**** Exercise data ****

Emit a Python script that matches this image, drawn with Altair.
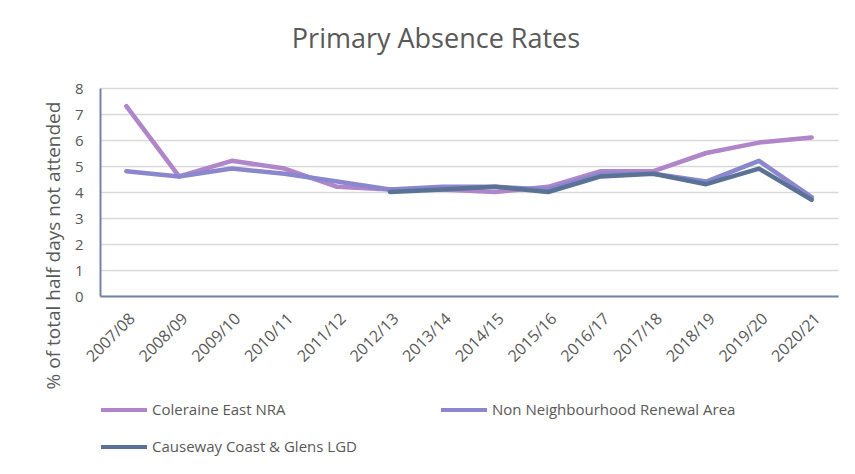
import altair as alt
import pandas as pd

years = ["2007/08", "2008/09", "2009/10", "2010/11", "2011/12", "2012/13", "2013/14",
         "2014/15", "2015/16", "2016/17", "2017/18", "2018/19", "2019/20", "2020/21"]
coleraine = [7.3, 4.6, 5.2, 4.9, 4.2, 4.1, 4.1, 4.0, 4.2, 4.8, 4.8, 5.5, 5.9, 6.1]
non_nra = [4.8, 4.6, 4.9, 4.7, 4.4, 4.1, 4.2, 4.2, 4.1, 4.7, 4.7, 4.4, 5.2, 3.8]
lgd = [None, None, None, None, None, 4.0, 4.1, 4.2, 4.0, 4.6, 4.7, 4.3, 4.9, 3.7]

series_names = ["Coleraine East NRA", "Non Neighbourhood Renewal Area", "Causeway Coast & Glens LGD"]
series_colors = ["#B085C9", "#8A87CC", "#5B7297"]
# legend fills column by column: order so that row 1 = Coleraine, Non NRA; row 2 = LGD
legend_order = [series_names[0], series_names[2], series_names[1]]
legend_colors = [series_colors[0], series_colors[2], series_colors[1]]

rows = []
for name, vals in zip(series_names, [coleraine, non_nra, lgd]):
    for y, v in zip(years, vals):
        if v is not None:
            rows.append({"Year": y, "Series": name, "Value": v})
df = pd.DataFrame(rows)

FONT = "Open Sans"
TXT = "#595959"

chart = alt.Chart(df).mark_line(strokeWidth=4.5, strokeCap="round", strokeJoin="round").encode(
    x=alt.X("Year:N", sort=years, title=None,
            axis=alt.Axis(labelAngle=-45, labelFontSize=16, labelColor=TXT, labelFont=FONT,
                          ticks=False, domainColor="#7384A6", domainWidth=2, labelPadding=14)),
    y=alt.Y("Value:Q", scale=alt.Scale(domain=[0, 8]),
            axis=alt.Axis(values=list(range(0, 9)), title="% of total half days not attended",
                          titleFont=FONT, titleFontSize=19, titleFontWeight="normal", titleColor=TXT,
                          titleAngle=270, titleX=-47, titleY=157, titleAlign="center",
                          titleBaseline="middle",
                          labelFontSize=15, labelColor=TXT, labelFont=FONT, labelPadding=17,
                          ticks=False, domainColor="#7384A6", domainWidth=2,
                          gridColor="#D9D9D9", gridWidth=1.5)),
    color=alt.Color("Series:N", scale=alt.Scale(domain=legend_order, range=legend_colors),
                    legend=alt.Legend(title=None, orient="none", legendX=12, legendY=310,
                                      columns=2, gridAlign="all", columnPadding=37,
                                      symbolType="M-2.3,0H2.3", symbolSize=400,
                                      symbolStrokeWidth=4, labelFont=FONT, labelFontSize=15,
                                      labelColor=TXT, labelLimit=400, labelOffset=16,
                                      rowPadding=17)),
).properties(
    width=738, height=208,
    title=alt.TitleParams("Primary Absence Rates", font=FONT, fontSize=27, fontWeight="normal",
                          color=TXT, anchor="middle", dx=-33, offset=6, baseline="alphabetic"),
    padding={"left": 92, "top": 80, "right": 9, "bottom": 162},
    autosize=alt.AutoSizeParams(type="none"),
).configure_view(stroke=None)

chart.save("out.html", embed_options={"renderer": "svg", "actions": False})
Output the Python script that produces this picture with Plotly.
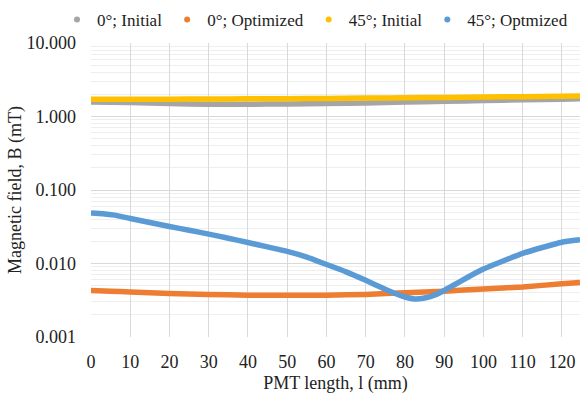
import plotly.graph_objects as go

# PMT length positions (mm)
x_init = [0, 10, 20, 30, 40, 50, 60, 70, 80, 90, 100, 110, 120, 124.6]
b0_initial = [1.58, 1.55, 1.50, 1.47, 1.47, 1.48, 1.50, 1.53, 1.57, 1.61, 1.65, 1.69, 1.72, 1.74]
b45_initial = [1.72, 1.72, 1.72, 1.73, 1.74, 1.75, 1.76, 1.78, 1.80, 1.82, 1.84, 1.86, 1.89, 1.90]

x_opt0 = [0, 5, 10, 20, 30, 40, 50, 60, 70, 80, 90, 100, 110, 120, 124.6]
b0_opt = [0.0043, 0.0042, 0.0041, 0.0039, 0.0038, 0.0037, 0.0037, 0.0037, 0.0038, 0.0040,
          0.0042, 0.0045, 0.0048, 0.0053, 0.0055]

x_opt45 = [0, 3, 6, 10, 15, 20, 25, 30, 35, 40, 45, 50, 55, 60, 65, 70, 74, 77, 80, 82.5,
           85, 87.5, 90, 92.5, 96, 100, 105, 110, 115, 120, 124.6]
b45_opt = [0.0485, 0.0475, 0.0455, 0.0410, 0.0362, 0.0319, 0.0284, 0.0251, 0.0221, 0.0193,
           0.0168, 0.0146, 0.0122, 0.0097, 0.0077, 0.0059, 0.0047, 0.0040, 0.0035, 0.0033,
           0.0034, 0.0037, 0.0043, 0.0051, 0.0065, 0.0084, 0.0108, 0.0137, 0.0165, 0.0195,
           0.0210]

names = ["0°; Initial", "0°; Optimized", "45°; Initial", "45°; Optmized"]
colors = ["#A5A5A5", "#ED7D31", "#FFC000", "#5B9BD5"]
xs = [x_init, x_opt0, x_init, x_opt45]
ys = [b0_initial, b0_opt, b45_initial, b45_opt]

FONT = "Liberation Serif"
FS = 18
W, H = 580, 394
ML, MR, MT, MB = 91, 0, 43, 57
fig = go.Figure()
for name, c, xv, yv in zip(names, colors, xs, ys):
    fig.add_trace(go.Scatter(x=xv, y=yv, mode="lines", name=name,
                             line=dict(color=c, width=5.5, shape="spline", smoothing=0.4),
                             showlegend=False))
for name, c in zip(names, colors):
    fig.add_trace(go.Scatter(x=[None], y=[None], mode="markers", name=name,
                             marker=dict(color=c, size=6)))

fig.update_layout(
    width=W, height=H,
    margin=dict(l=ML, r=MR, t=MT, b=MB),
    paper_bgcolor="white", plot_bgcolor="white",
    font=dict(family=FONT, size=FS, color="#222222"),
    legend=dict(orientation="h", x=(57 - ML) / (W - ML - MR), xanchor="left",
                y=1 + (MT - 20) / (H - MT - MB), yanchor="middle",
                font=dict(family=FONT, size=17, color="#222222"),
                itemwidth=30, bgcolor="rgba(0,0,0,0)", borderwidth=0),
    xaxis=dict(range=[0, 124.6], dtick=10, tick0=0, showgrid=True, gridcolor="#D9D9D9",
               gridwidth=1, zeroline=False, showline=False, ticks="",
               tickfont=dict(family=FONT, size=FS, color="#222222"),
               ticklabelstandoff=12,
               title=dict(text="PMT length, l (mm)", standoff=5,
                          font=dict(family=FONT, size=FS, color="#222222"))),
    yaxis=dict(type="log", range=[-3, 1], dtick=1, tickformat=".3f",
               showgrid=True, gridcolor="#D9D9D9", gridwidth=1, zeroline=False,
               showline=False, ticks="", ticklabelstandoff=14,
               tickfont=dict(family=FONT, size=FS, color="#222222"),
               minor=dict(dtick="D1", showgrid=True, gridcolor="#EEEEEE", gridwidth=1),
               title=dict(text="Magnetic field, B (mT)", standoff=0,
                          font=dict(family=FONT, size=FS, color="#222222"))),
)
fig.write_html("out.html")
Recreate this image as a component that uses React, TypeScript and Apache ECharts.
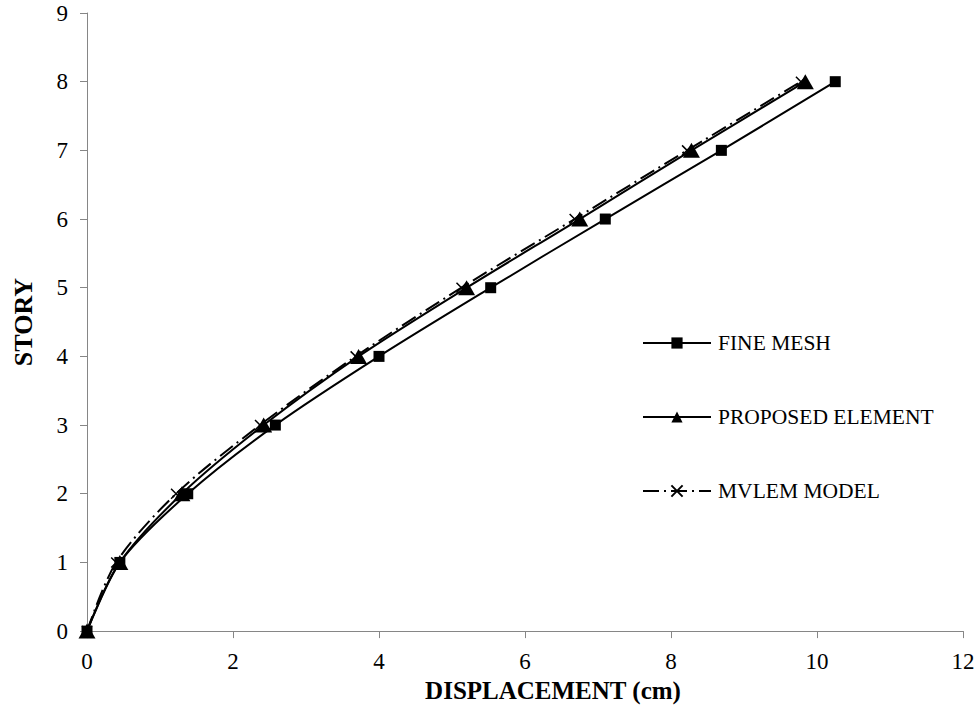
import React, { useEffect, useRef } from "react";
import * as echarts from "echarts";

const stories = [0, 1, 2, 3, 4, 5, 6, 7, 8];
const fineMesh = [0, 0.45, 1.38, 2.58, 4.0, 5.53, 7.1, 8.69, 10.25];
const proposed = [0, 0.45, 1.3, 2.42, 3.72, 5.2, 6.75, 8.28, 9.84];
const mvlem = [0, 0.4, 1.22, 2.37, 3.68, 5.13, 6.68, 8.22, 9.78];
const seriesNames = ["FINE MESH", "PROPOSED ELEMENT", "MVLEM MODEL"];

const pairs = (xs: number[]) => xs.map((x, i) => [x, stories[i]]);

export default function App() {
  const ref = useRef<HTMLDivElement>(null);
  useEffect(() => {
    if (!ref.current) return;
    const chart = echarts.init(ref.current, null, { renderer: "svg" });
    const font = "'Liberation Serif', 'Times New Roman', serif";
    const axisCommon = {
      axisLine: { show: true, lineStyle: { color: "#868686", width: 1 } },
      axisTick: { show: true, inside: false, length: 7, lineStyle: { color: "#868686", width: 1 } },
      splitLine: { show: false },
      axisLabel: { color: "#000", fontFamily: font, fontSize: 23 },
    };
    chart.setOption({
      animation: false,
      backgroundColor: "#fff",
      grid: { left: 87, right: 16, top: 13, bottom: 76, containLabel: false },
      xAxis: {
        type: "value",
        min: 0,
        max: 12,
        interval: 2,
        name: "DISPLACEMENT (cm)",
        nameLocation: "middle",
        nameGap: 44,
        nameTextStyle: {
          color: "#000",
          fontFamily: font,
          fontSize: 25,
          fontWeight: "bold",
          padding: [0, 0, 0, 56],
        },
        ...axisCommon,
        axisLabel: { ...axisCommon.axisLabel, margin: 19 },
      },
      yAxis: {
        type: "value",
        min: 0,
        max: 9,
        interval: 1,
        name: "STORY",
        nameLocation: "middle",
        nameGap: 51,
        nameTextStyle: {
          color: "#000",
          fontFamily: font,
          fontSize: 26,
          fontWeight: "bold",
        },
        ...axisCommon,
        axisLabel: { ...axisCommon.axisLabel, margin: 19 },
      },
      legend: {
        orient: "vertical",
        left: 642,
        top: 332,
        padding: 0,
        itemWidth: 68,
        itemHeight: 14,
        itemGap: 52,
        textStyle: { color: "#000", fontFamily: font, fontSize: 21.5, padding: [0, 0, 0, 2] },
        data: seriesNames,
      },
      series: [
        {
          name: seriesNames[0],
          type: "line",
          data: pairs(fineMesh),
          smooth: 0.3,
          symbol: "rect",
          symbolSize: 11,
          lineStyle: { color: "#000", width: 2 },
          itemStyle: { color: "#000" },
          z: 3,
        },
        {
          name: seriesNames[1],
          type: "line",
          data: pairs(proposed),
          smooth: 0.3,
          symbol: "triangle",
          symbolSize: [17, 15],
          lineStyle: { color: "#000", width: 2 },
          itemStyle: { color: "#000" },
          z: 4,
        },
        {
          name: seriesNames[2],
          type: "line",
          data: pairs(mvlem),
          smooth: 0.3,
          symbol: "path://M0,0L10,10M0,10L10,0",
          symbolSize: 10,
          lineStyle: { color: "#000", width: 2, type: [16, 5, 2, 5] },
          itemStyle: { color: "#000", borderColor: "#000", borderWidth: 1.5 },
          z: 2,
        },
      ],
    });
    return () => chart.dispose();
  }, []);
  return (
    <div
      ref={ref}
      style={{ position: "fixed", left: 0, top: 0, width: 979, height: 708, background: "#fff" }}
    />
  );
}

****

Without the pictures, give again exactly the lines above starting at the line containing "Output the Python" and ending at the line containing "0.0042, 0.0045, 0.0048, 0.0053, 0.0055]".

Output the Python script that produces this picture with Plotly.
import plotly.graph_objects as go

# PMT length positions (mm)
x_init = [0, 10, 20, 30, 40, 50, 60, 70, 80, 90, 100, 110, 120, 124.6]
b0_initial = [1.58, 1.55, 1.50, 1.47, 1.47, 1.48, 1.50, 1.53, 1.57, 1.61, 1.65, 1.69, 1.72, 1.74]
b45_initial = [1.72, 1.72, 1.72, 1.73, 1.74, 1.75, 1.76, 1.78, 1.80, 1.82, 1.84, 1.86, 1.89, 1.90]

x_opt0 = [0, 5, 10, 20, 30, 40, 50, 60, 70, 80, 90, 100, 110, 120, 124.6]
b0_opt = [0.0043, 0.0042, 0.0041, 0.0039, 0.0038, 0.0037, 0.0037, 0.0037, 0.0038, 0.0040,
          0.0042, 0.0045, 0.0048, 0.0053, 0.0055]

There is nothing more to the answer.